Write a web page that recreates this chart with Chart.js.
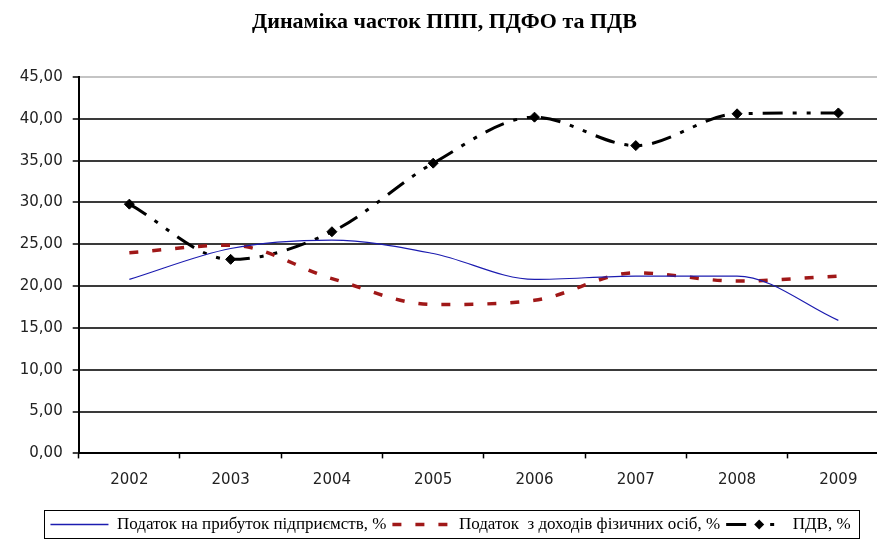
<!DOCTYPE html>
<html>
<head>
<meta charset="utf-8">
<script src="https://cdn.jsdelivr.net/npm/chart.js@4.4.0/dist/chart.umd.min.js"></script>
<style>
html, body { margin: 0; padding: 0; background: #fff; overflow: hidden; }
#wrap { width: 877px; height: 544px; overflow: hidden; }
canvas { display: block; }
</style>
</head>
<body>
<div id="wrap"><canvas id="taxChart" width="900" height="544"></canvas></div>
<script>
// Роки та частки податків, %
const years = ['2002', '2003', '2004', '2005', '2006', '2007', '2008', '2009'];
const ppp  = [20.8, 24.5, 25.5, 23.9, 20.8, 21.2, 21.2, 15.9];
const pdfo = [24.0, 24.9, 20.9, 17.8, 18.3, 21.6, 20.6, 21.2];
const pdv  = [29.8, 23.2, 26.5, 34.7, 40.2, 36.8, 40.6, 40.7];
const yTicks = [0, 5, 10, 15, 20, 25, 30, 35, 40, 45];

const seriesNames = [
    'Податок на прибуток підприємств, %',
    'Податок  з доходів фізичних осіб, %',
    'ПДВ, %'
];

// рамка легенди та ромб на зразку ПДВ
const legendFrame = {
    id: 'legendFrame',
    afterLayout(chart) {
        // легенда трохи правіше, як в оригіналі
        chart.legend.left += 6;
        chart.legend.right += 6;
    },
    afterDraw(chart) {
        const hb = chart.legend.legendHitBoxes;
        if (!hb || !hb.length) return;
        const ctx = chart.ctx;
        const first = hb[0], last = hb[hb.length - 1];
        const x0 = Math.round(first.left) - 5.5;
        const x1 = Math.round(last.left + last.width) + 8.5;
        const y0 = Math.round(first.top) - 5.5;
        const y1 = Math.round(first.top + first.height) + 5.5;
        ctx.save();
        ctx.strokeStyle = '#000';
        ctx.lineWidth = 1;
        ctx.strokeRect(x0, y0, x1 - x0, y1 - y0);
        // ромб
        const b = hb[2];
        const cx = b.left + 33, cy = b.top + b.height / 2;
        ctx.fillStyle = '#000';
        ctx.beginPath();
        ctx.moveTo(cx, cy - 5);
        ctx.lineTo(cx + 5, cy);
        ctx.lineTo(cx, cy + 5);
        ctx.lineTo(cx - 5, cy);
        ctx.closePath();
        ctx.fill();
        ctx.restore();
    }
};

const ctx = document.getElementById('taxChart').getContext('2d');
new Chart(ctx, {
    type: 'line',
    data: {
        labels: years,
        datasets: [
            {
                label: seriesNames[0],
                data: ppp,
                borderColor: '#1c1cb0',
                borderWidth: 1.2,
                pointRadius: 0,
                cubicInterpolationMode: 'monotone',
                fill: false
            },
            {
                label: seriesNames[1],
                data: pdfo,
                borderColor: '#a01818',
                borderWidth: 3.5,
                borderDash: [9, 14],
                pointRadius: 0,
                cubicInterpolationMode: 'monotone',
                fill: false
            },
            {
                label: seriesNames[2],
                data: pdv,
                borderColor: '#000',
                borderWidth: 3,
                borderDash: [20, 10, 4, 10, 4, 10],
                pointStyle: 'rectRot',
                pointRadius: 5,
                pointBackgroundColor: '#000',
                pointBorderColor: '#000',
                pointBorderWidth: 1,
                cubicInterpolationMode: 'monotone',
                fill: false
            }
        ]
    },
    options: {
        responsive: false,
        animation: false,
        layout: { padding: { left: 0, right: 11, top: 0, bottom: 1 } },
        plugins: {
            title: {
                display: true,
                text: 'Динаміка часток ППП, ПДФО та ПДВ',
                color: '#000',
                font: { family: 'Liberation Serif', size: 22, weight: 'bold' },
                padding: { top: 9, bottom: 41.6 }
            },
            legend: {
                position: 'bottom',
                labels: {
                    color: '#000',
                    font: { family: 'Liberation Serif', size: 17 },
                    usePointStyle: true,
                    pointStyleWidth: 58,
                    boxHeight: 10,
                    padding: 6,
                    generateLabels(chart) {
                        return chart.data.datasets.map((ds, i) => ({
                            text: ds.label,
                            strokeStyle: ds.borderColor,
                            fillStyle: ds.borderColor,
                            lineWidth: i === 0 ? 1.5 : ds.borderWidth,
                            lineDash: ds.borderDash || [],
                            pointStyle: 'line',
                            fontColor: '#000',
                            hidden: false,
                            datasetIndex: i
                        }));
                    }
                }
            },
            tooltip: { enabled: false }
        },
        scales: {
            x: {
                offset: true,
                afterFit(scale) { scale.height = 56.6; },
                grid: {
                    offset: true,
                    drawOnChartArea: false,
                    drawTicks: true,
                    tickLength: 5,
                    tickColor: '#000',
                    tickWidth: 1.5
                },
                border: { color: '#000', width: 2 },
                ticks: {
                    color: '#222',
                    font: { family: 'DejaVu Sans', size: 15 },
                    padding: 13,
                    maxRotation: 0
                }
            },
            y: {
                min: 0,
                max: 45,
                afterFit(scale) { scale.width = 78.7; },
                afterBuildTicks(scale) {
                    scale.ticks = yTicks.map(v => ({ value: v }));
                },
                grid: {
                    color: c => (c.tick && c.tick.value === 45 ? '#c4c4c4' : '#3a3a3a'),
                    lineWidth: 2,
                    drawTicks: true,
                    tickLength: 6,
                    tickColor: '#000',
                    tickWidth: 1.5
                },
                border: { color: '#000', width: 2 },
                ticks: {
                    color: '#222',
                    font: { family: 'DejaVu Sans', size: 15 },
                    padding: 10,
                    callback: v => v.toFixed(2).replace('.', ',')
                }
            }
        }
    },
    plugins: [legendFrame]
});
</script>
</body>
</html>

_Task brief:_
Make an exact copy of the whole listing, but don't bring over any pictures.

_Complete response:_
Write a web page that recreates this chart with Chart.js.
<!DOCTYPE html>
<html>
<head>
<meta charset="utf-8">
<script src="https://cdn.jsdelivr.net/npm/chart.js@4.4.0/dist/chart.umd.min.js"></script>
<style>
html, body { margin: 0; padding: 0; background: #fff; overflow: hidden; }
#wrap { width: 877px; height: 544px; overflow: hidden; }
canvas { display: block; }
</style>
</head>
<body>
<div id="wrap"><canvas id="taxChart" width="900" height="544"></canvas></div>
<script>
// Роки та частки податків, %
const years = ['2002', '2003', '2004', '2005', '2006', '2007', '2008', '2009'];
const ppp  = [20.8, 24.5, 25.5, 23.9, 20.8, 21.2, 21.2, 15.9];
const pdfo = [24.0, 24.9, 20.9, 17.8, 18.3, 21.6, 20.6, 21.2];
const pdv  = [29.8, 23.2, 26.5, 34.7, 40.2, 36.8, 40.6, 40.7];
const yTicks = [0, 5, 10, 15, 20, 25, 30, 35, 40, 45];

const seriesNames = [
    'Податок на прибуток підприємств, %',
    'Податок  з доходів фізичних осіб, %',
    'ПДВ, %'
];

// рамка легенди та ромб на зразку ПДВ
const legendFrame = {
    id: 'legendFrame',
    afterLayout(chart) {
        // легенда трохи правіше, як в оригіналі
        chart.legend.left += 6;
        chart.legend.right += 6;
    },
    afterDraw(chart) {
        const hb = chart.legend.legendHitBoxes;
        if (!hb || !hb.length) return;
        const ctx = chart.ctx;
        const first = hb[0], last = hb[hb.length - 1];
        const x0 = Math.round(first.left) - 5.5;
        const x1 = Math.round(last.left + last.width) + 8.5;
        const y0 = Math.round(first.top) - 5.5;
        const y1 = Math.round(first.top + first.height) + 5.5;
        ctx.save();
        ctx.strokeStyle = '#000';
        ctx.lineWidth = 1;
        ctx.strokeRect(x0, y0, x1 - x0, y1 - y0);
        // ромб
        const b = hb[2];
        const cx = b.left + 33, cy = b.top + b.height / 2;
        ctx.fillStyle = '#000';
        ctx.beginPath();
        ctx.moveTo(cx, cy - 5);
        ctx.lineTo(cx + 5, cy);
        ctx.lineTo(cx, cy + 5);
        ctx.lineTo(cx - 5, cy);
        ctx.closePath();
        ctx.fill();
        ctx.restore();
    }
};

const ctx = document.getElementById('taxChart').getContext('2d');
new Chart(ctx, {
    type: 'line',
    data: {
        labels: years,
        datasets: [
            {
                label: seriesNames[0],
                data: ppp,
                borderColor: '#1c1cb0',
                borderWidth: 1.2,
                pointRadius: 0,
                cubicInterpolationMode: 'monotone',
                fill: false
            },
            {
                label: seriesNames[1],
                data: pdfo,
                borderColor: '#a01818',
                borderWidth: 3.5,
                borderDash: [9, 14],
                pointRadius: 0,
                cubicInterpolationMode: 'monotone',
                fill: false
            },
            {
                label: seriesNames[2],
                data: pdv,
                borderColor: '#000',
                borderWidth: 3,
                borderDash: [20, 10, 4, 10, 4, 10],
                pointStyle: 'rectRot',
                pointRadius: 5,
                pointBackgroundColor: '#000',
                pointBorderColor: '#000',
                pointBorderWidth: 1,
                cubicInterpolationMode: 'monotone',
                fill: false
            }
        ]
    },
    options: {
        responsive: false,
        animation: false,
        layout: { padding: { left: 0, right: 11, top: 0, bottom: 1 } },
        plugins: {
            title: {
                display: true,
                text: 'Динаміка часток ППП, ПДФО та ПДВ',
                color: '#000',
                font: { family: 'Liberation Serif', size: 22, weight: 'bold' },
                padding: { top: 9, bottom: 41.6 }
            },
            legend: {
                position: 'bottom',
                labels: {
                    color: '#000',
                    font: { family: 'Liberation Serif', size: 17 },
                    usePointStyle: true,
                    pointStyleWidth: 58,
                    boxHeight: 10,
                    padding: 6,
                    generateLabels(chart) {
                        return chart.data.datasets.map((ds, i) => ({
                            text: ds.label,
                            strokeStyle: ds.borderColor,
                            fillStyle: ds.borderColor,
                            lineWidth: i === 0 ? 1.5 : ds.borderWidth,
                            lineDash: ds.borderDash || [],
                            pointStyle: 'line',
                            fontColor: '#000',
                            hidden: false,
                            datasetIndex: i
                        }));
                    }
                }
            },
            tooltip: { enabled: false }
        },
        scales: {
            x: {
                offset: true,
                afterFit(scale) { scale.height = 56.6; },
                grid: {
                    offset: true,
                    drawOnChartArea: false,
                    drawTicks: true,
                    tickLength: 5,
                    tickColor: '#000',
                    tickWidth: 1.5
                },
                border: { color: '#000', width: 2 },
                ticks: {
                    color: '#222',
                    font: { family: 'DejaVu Sans', size: 15 },
                    padding: 13,
                    maxRotation: 0
                }
            },
            y: {
                min: 0,
                max: 45,
                afterFit(scale) { scale.width = 78.7; },
                afterBuildTicks(scale) {
                    scale.ticks = yTicks.map(v => ({ value: v }));
                },
                grid: {
                    color: c => (c.tick && c.tick.value === 45 ? '#c4c4c4' : '#3a3a3a'),
                    lineWidth: 2,
                    drawTicks: true,
                    tickLength: 6,
                    tickColor: '#000',
                    tickWidth: 1.5
                },
                border: { color: '#000', width: 2 },
                ticks: {
                    color: '#222',
                    font: { family: 'DejaVu Sans', size: 15 },
                    padding: 10,
                    callback: v => v.toFixed(2).replace('.', ',')
                }
            }
        }
    },
    plugins: [legendFrame]
});
</script>
</body>
</html>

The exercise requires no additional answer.